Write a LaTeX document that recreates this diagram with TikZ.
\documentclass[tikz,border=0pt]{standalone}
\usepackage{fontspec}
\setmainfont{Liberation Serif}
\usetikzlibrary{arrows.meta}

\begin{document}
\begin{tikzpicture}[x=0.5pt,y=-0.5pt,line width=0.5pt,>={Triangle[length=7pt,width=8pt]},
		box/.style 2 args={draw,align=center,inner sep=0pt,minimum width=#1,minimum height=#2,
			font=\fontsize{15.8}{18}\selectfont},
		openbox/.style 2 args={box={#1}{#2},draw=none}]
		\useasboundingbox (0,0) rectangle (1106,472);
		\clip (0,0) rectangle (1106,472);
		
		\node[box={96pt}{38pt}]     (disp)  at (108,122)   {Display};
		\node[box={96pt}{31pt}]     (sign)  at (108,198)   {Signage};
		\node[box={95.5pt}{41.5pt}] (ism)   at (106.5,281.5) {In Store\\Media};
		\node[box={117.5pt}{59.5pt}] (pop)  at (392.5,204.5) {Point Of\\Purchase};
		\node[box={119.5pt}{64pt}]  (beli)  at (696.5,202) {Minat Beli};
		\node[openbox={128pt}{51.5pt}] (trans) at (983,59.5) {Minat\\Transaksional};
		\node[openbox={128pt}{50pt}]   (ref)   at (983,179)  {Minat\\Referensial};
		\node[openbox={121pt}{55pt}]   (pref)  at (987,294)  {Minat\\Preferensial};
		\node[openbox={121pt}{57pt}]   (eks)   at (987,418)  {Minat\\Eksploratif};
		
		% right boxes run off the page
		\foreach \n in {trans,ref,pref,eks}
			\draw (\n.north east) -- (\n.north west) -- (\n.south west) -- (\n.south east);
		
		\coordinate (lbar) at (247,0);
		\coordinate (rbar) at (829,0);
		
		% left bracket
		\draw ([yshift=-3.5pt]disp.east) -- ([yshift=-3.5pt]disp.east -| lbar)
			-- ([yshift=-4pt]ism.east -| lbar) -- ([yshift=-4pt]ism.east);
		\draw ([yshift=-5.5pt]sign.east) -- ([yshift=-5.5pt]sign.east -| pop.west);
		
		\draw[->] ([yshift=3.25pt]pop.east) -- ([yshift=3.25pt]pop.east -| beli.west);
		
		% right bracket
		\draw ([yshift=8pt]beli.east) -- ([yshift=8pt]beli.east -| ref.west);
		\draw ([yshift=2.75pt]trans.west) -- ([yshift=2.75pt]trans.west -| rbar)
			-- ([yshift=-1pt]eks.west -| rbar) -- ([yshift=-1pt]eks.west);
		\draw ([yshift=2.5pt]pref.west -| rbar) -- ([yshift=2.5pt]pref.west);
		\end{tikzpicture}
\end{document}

▶ **Exercise prompt**
Retype the whole listing above exactly.

▶ **Correct result**
Write a LaTeX document that recreates this diagram with TikZ.
\documentclass[tikz,border=0pt]{standalone}
\usepackage{fontspec}
\setmainfont{Liberation Serif}
\usetikzlibrary{arrows.meta}

\begin{document}
\begin{tikzpicture}[x=0.5pt,y=-0.5pt,line width=0.5pt,>={Triangle[length=7pt,width=8pt]},
		box/.style 2 args={draw,align=center,inner sep=0pt,minimum width=#1,minimum height=#2,
			font=\fontsize{15.8}{18}\selectfont},
		openbox/.style 2 args={box={#1}{#2},draw=none}]
		\useasboundingbox (0,0) rectangle (1106,472);
		\clip (0,0) rectangle (1106,472);
		
		\node[box={96pt}{38pt}]     (disp)  at (108,122)   {Display};
		\node[box={96pt}{31pt}]     (sign)  at (108,198)   {Signage};
		\node[box={95.5pt}{41.5pt}] (ism)   at (106.5,281.5) {In Store\\Media};
		\node[box={117.5pt}{59.5pt}] (pop)  at (392.5,204.5) {Point Of\\Purchase};
		\node[box={119.5pt}{64pt}]  (beli)  at (696.5,202) {Minat Beli};
		\node[openbox={128pt}{51.5pt}] (trans) at (983,59.5) {Minat\\Transaksional};
		\node[openbox={128pt}{50pt}]   (ref)   at (983,179)  {Minat\\Referensial};
		\node[openbox={121pt}{55pt}]   (pref)  at (987,294)  {Minat\\Preferensial};
		\node[openbox={121pt}{57pt}]   (eks)   at (987,418)  {Minat\\Eksploratif};
		
		% right boxes run off the page
		\foreach \n in {trans,ref,pref,eks}
			\draw (\n.north east) -- (\n.north west) -- (\n.south west) -- (\n.south east);
		
		\coordinate (lbar) at (247,0);
		\coordinate (rbar) at (829,0);
		
		% left bracket
		\draw ([yshift=-3.5pt]disp.east) -- ([yshift=-3.5pt]disp.east -| lbar)
			-- ([yshift=-4pt]ism.east -| lbar) -- ([yshift=-4pt]ism.east);
		\draw ([yshift=-5.5pt]sign.east) -- ([yshift=-5.5pt]sign.east -| pop.west);
		
		\draw[->] ([yshift=3.25pt]pop.east) -- ([yshift=3.25pt]pop.east -| beli.west);
		
		% right bracket
		\draw ([yshift=8pt]beli.east) -- ([yshift=8pt]beli.east -| ref.west);
		\draw ([yshift=2.75pt]trans.west) -- ([yshift=2.75pt]trans.west -| rbar)
			-- ([yshift=-1pt]eks.west -| rbar) -- ([yshift=-1pt]eks.west);
		\draw ([yshift=2.5pt]pref.west -| rbar) -- ([yshift=2.5pt]pref.west);
		\end{tikzpicture}
\end{document}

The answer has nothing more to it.